The product is: CLEANSE 2EC, active ingredient is clethodim.

Ancient Mariner

 

The Dark Side

֎ Mariner always suspected there was something wrong about the Holy Bible: A school district in Utah pulled the Bible from the school libraries because it had ‘vulgarity and violence’ in it. That explains why, in the name of Christ, European explorers felt free to murder American primitives and take their valuables.

֎ A Google-style database that holds the nation’s history of who voted when and where so that election administrators can track voters who moved or who had voted, has been attacked by one or two idiots on social media who claim the database was used to throw elections. Now several idiot states are calling for its demise. Meanwhile, Google marches on . . .

֎ Uganda President Yoweri Museveni signed into law legislation that orders the death penalty for individuals even looking like they may be gay. This is a low point in human breeding practices.

֎ A new social media company has joined ranks with Twitter, Tik-Tok and Facebook. Its name is ‘Nextdoor’. Nextdoor sets up in local neighborhoods and behaves like the New York Post: gossip makes good headlines. It interfered with a Seattle suburb’s elections when a liberal won the election. She has been heavily trashed by the electronic newspaper. A good example of “all the news that’s fit to print”.

֎ Not to share only bad news, good news is that mariner saw an eagle fly low across his yard the other day. Eagles are a natural predator of rabbits!

Ancient Mariner

 

 

The worst tragedy

To start the subject of the post, here is a cartoon from The Week:

Referencing a recent post, the cowboy culture, one of independent success and individual respect, in their battle against benign neglect by the college-elite, has provoked an attack against freedom (and the necessity) of education.

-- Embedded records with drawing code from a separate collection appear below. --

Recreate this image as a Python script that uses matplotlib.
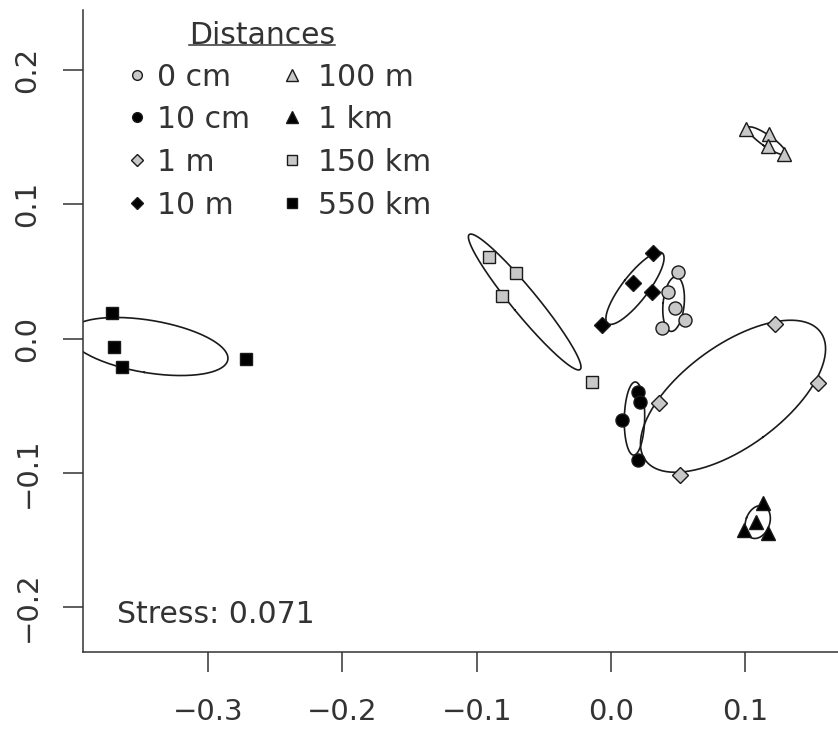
import numpy as np
import matplotlib
matplotlib.use("Agg")
import matplotlib.pyplot as plt
from matplotlib.lines import Line2D

plt.rcParams["font.family"] = ["DejaVu Sans"]

# NMDS site scores
groups = ["0 cm", "10 cm", "1 m", "10 m", "100 m", "1 km", "150 km", "550 km"]

x_0cm = [0.0499, 0.0425, 0.0477, 0.0551, 0.0380]
y_0cm = [0.0495, 0.0346, 0.0227, 0.0138, 0.0078]
x_10cm = [0.0201, 0.0216, 0.0082, 0.0201]
y_10cm = [-0.0399, -0.0473, -0.0607, -0.0905]
x_1m = [0.1222, 0.1542, 0.0358, 0.0514]
y_1m = [0.0108, -0.0331, -0.0480, -0.1017]
x_10m = [0.0313, 0.0164, 0.0305, -0.0067]
y_10m = [0.0637, 0.0413, 0.0346, 0.0101]
x_100m = [0.1006, 0.1177, 0.1169, 0.1289]
y_100m = [0.1561, 0.1523, 0.1434, 0.1374]
x_1km = [0.1132, 0.1080, 0.0991, 0.1169]
y_1km = [-0.1225, -0.1367, -0.1426, -0.1449]
x_150km = [-0.0909, -0.0708, -0.0812, -0.0142]
y_150km = [0.0607, 0.0488, 0.0317, -0.0324]
x_550km = [-0.3717, -0.3702, -0.3642, -0.2719]
y_550km = [0.0190, -0.0063, -0.0212, -0.0153]

xs = [x_0cm, x_10cm, x_1m, x_10m, x_100m, x_1km, x_150km, x_550km]
ys = [y_0cm, y_10cm, y_1m, y_10m, y_100m, y_1km, y_150km, y_550km]

stress = 0.071

GRAY = "#c8c8c8"
INK = "#333333"
EDGE = "#1a1a1a"
FS = 21.5
# marker, fill, size in plot, size in legend (pt)
styles = [("o", GRAY, 9.4, 7.0), ("o", "black", 9.4, 7.0),
          ("D", GRAY, 7.8, 6.0), ("D", "black", 7.8, 6.0),
          ("^", GRAY, 10.5, 8.0), ("^", "black", 10.5, 8.0),
          ("s", GRAY, 8.8, 6.5), ("s", "black", 8.8, 6.5)]


def sd_ellipse(x, y, scale=1.22, n=200):
    pts = np.column_stack([x, y])
    c = pts.mean(axis=0)
    cov = np.cov(pts, rowvar=False)
    vals, vecs = np.linalg.eigh(cov)
    t = np.linspace(0, 2 * np.pi, n)
    circ = np.vstack([np.cos(t), np.sin(t)])
    e = vecs @ (np.sqrt(np.maximum(vals, 0))[:, None] * circ) * scale
    return c[0] + e[0], c[1] + e[1]


W, H = 838, 729
AX_L, AX_R, AX_T, AX_B = 83, 838, 10, 652
fig = plt.figure(figsize=(W / 100, H / 100), dpi=100)
ax = fig.add_axes([AX_L / W, (H - AX_B) / H, (AX_R - AX_L) / W,
                   (AX_B - AX_T) / H])


def axfrac(px, py):
    # pixel position -> axes fraction (for legend layout only)
    return (px - AX_L) / (AX_R - AX_L), (AX_B - py) / (AX_B - AX_T)


for x, y in zip(xs, ys):
    ex, ey = sd_ellipse(x, y)
    ax.plot(ex, ey, color=EDGE, lw=1.2, zorder=2)

for x, y, (m, fc, ms, _) in zip(xs, ys, styles):
    ax.plot(x, y, ls="none", marker=m, ms=ms, mfc=fc, mec=EDGE,
            mew=1.0, zorder=3, clip_on=False)

ax.set_xlim(-0.3933, 0.1691)
ax.set_ylim(-0.2335, 0.2447)
ax.set_xticks([-0.3, -0.2, -0.1, 0.0, 0.1])
ax.set_yticks([-0.2, -0.1, 0.0, 0.1, 0.2])
ax.set_xticklabels(["\u22120.3", "\u22120.2", "\u22120.1", "0.0", "0.1"])
ax.set_yticklabels(["\u22120.2", "\u22120.1", "0.0", "0.1", "0.2"],
                   rotation=90, va="center")
ax.tick_params(length=14.4, width=1.1, color=INK, labelcolor=INK,
               labelsize=21)
ax.tick_params(axis="x", pad=19)
ax.tick_params(axis="y", pad=15.5)
ax.spines["top"].set_visible(False)
ax.spines["right"].set_visible(False)
for s in ("left", "bottom"):
    ax.spines[s].set_color(INK)
    ax.spines[s].set_linewidth(1.1)

sx, sy = axfrac(117, 612 + 11)
ax.text(sx, sy, f"Stress: {stress}", transform=ax.transAxes,
        fontsize=FS, color=INK, va="baseline", ha="left")

# legend drawn by hand, R style: two columns, underlined title
tx, ty = axfrac(262, 33 + 11)
title = ax.text(tx, ty, "Distances", transform=ax.transAxes, fontsize=FS,
                color=INK, ha="center", va="baseline")
row_py = [75, 117, 160, 203]
col_px = [(137, 157), (292, 318)]
for i, (lab, (m, fc, _, lms)) in enumerate(zip(groups, styles)):
    mx_px, lx_px = col_px[i // 4]
    py = row_py[i % 4]
    mx, my = axfrac(mx_px, py)
    ax.plot([mx], [my], transform=ax.transAxes, ls="none", marker=m,
            ms=lms, mfc=fc, mec=EDGE, mew=1.0, clip_on=False)
    lx, ly = axfrac(lx_px, py + 11)
    ax.text(lx, ly, lab, transform=ax.transAxes, fontsize=FS, color=INK,
            ha="left", va="baseline")

fig.canvas.draw()
bb = title.get_window_extent()
inv = fig.transFigure.inverted()
(x0, y0), (x1, _) = inv.transform([[bb.x0, bb.y0], [bb.x1, bb.y1]])
uy = (H - 45) / H
fig.add_artist(Line2D([x0, x1], [uy, uy], color=INK, lw=1.1,
                      transform=fig.transFigure))

fig.savefig("out.png", dpi=100)
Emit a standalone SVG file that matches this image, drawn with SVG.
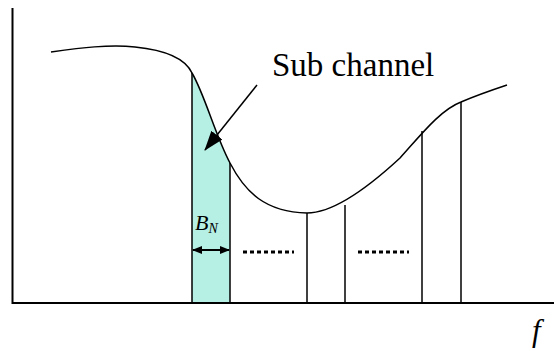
<svg xmlns="http://www.w3.org/2000/svg" width="554" height="351" viewBox="0 0 554 351">
<defs>
<marker id="ah" markerWidth="10" markerHeight="8" refX="9" refY="4" orient="auto" markerUnits="userSpaceOnUse"><path d="M0,0 L10,4 L0,8 Z" fill="#000"/></marker>
<marker id="ahb" markerWidth="20" markerHeight="14" refX="19" refY="7" orient="auto" markerUnits="userSpaceOnUse"><path d="M0,0 L20,7 L0,14 Z" fill="#000"/></marker>
</defs>
<g id="subchannel">
<path d="M192,303 L192,73 C205,95 215,135 230,163 L230,303 Z" fill="#b6efe4" stroke="none"/>
</g>
<g id="axes" stroke="#000" stroke-width="2" fill="none">
<path d="M12.5,8 L12.5,303 L554,303"/>
</g>
<g id="curve" stroke="#000" stroke-width="1.5" fill="none">
<path d="M51,52 C80,48 110,44 135,47 C165,50 185,58 192,73 C205,95 215,135 230,163 C245,192 265,212 307,213 C330,213 360,195 400,158 C420,136 440,110 461,102 C475,96 495,89 507,85"/>
</g>
<g id="bins" stroke="#000" stroke-width="1.5">
<line x1="192" y1="73" x2="192" y2="303"/>
<line x1="230" y1="163" x2="230" y2="303"/>
<line x1="307" y1="213" x2="307" y2="303"/>
<line x1="345" y1="205" x2="345" y2="303"/>
<line x1="422" y1="131" x2="422" y2="303"/>
<line x1="461" y1="102" x2="461" y2="303"/>
</g>
<g id="dots" stroke="#000" stroke-width="3" stroke-dasharray="4 3">
<line x1="243" y1="252" x2="294" y2="252"/>
<line x1="358" y1="252" x2="409" y2="252"/>
</g>
<g id="connectors" stroke="#000">
<line x1="257" y1="85" x2="205" y2="150" stroke-width="1.5" marker-end="url(#ahb)"/>
<line x1="211" y1="250" x2="193" y2="250" stroke-width="2" marker-end="url(#ah)"/>
<line x1="211" y1="250" x2="229" y2="250" stroke-width="2" marker-end="url(#ah)"/>
</g>
<g id="labels" fill="#000">
<text x="272" y="76" font-size="33" style="font-family:'Liberation Serif','Times New Roman',serif !important">Sub channel</text>
<text x="195" y="230" font-size="22" font-style="italic" style="font-family:'Liberation Serif','Times New Roman',serif !important">B<tspan font-size="14" dy="3" style="font-family:'Liberation Serif','Times New Roman',serif !important">N</tspan></text>
<text x="532" y="341" font-size="31" font-style="italic" style="font-family:'Liberation Serif','Times New Roman',serif !important">f</text>
</g>
</svg>
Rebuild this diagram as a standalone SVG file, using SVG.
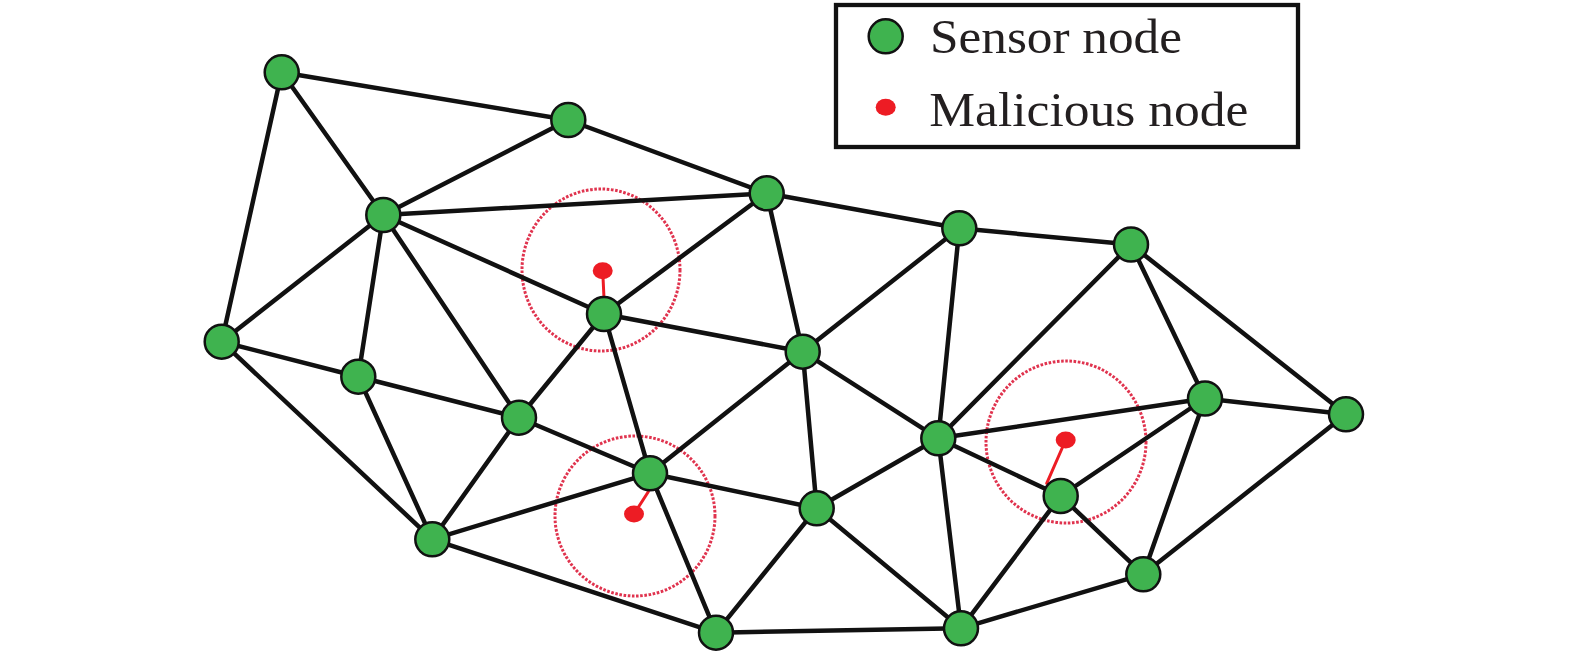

It is a tragedy because education, knowledge, familiar awareness, social judgment, and all the other nuances of education and freedom of information are not relevant to the central issue. The central issue is mistreatment of the labor classes by government and a society that has grown sophisticated and complex. Today’s college-elite don’t ride a single horse; they ride a wave of investment and the wind of the Internet.

Mariner recently had his garage roof replaced. It was finished in one very hot day by five laborers. Their persistence and craftsmanship were remarkable. Sweating and tired, they had accomplished something a significant percentage of college-elites could not possibly have accomplished. Yet, their profession is discounted and society does not grant them social achievement or notable financial benefits. They are treated as a pseudo servant class similar to the workers on Downton Abbey.

There are remedies. But a lot is in the hands of all three branches of federal and state government.

A relatively easy repair would be to reinstate the legislation that required corporations to guarantee full retirement – a deliberate target of Reaganites in the last century. Also in the last century, right to work laws were imposed deliberately to abolish unions.

Fortunately, educators are making a move toward labor-style education beyond high school – not through conscientiousness, mind you, economics is forcing the change.

A bit more sophisticated is to reintroduce labor to community boards and agencies so that labor has a voice at the street level. This was a function of labor unions back in the day.

The last repair is visibly represented in another The Week cartoon:

The seemingly irrational objection by MAGA labor to discretionary spending, which helps the unwealthy, is that the government is not providing a viable economic structure – the rich continue to grow richer and the poor continue to grow poorer.

One simple example is the resistance government has to raising the minimum wage (childcare and many other family economic issues would disappear).

Mariner feels this may be the most difficult obstruction to repair. Philosophically, the United States does not have unlimited access to resources; capitalism works best when everyone can have a share of benefits. Given the disruption of global warming, an emerging redefinition of what a nation is, the excessive over-population of the planet, international corporate control of supply chains, etc., capitalism must make room for socialism – a most difficult task for a nation created as a capitalist dreamland.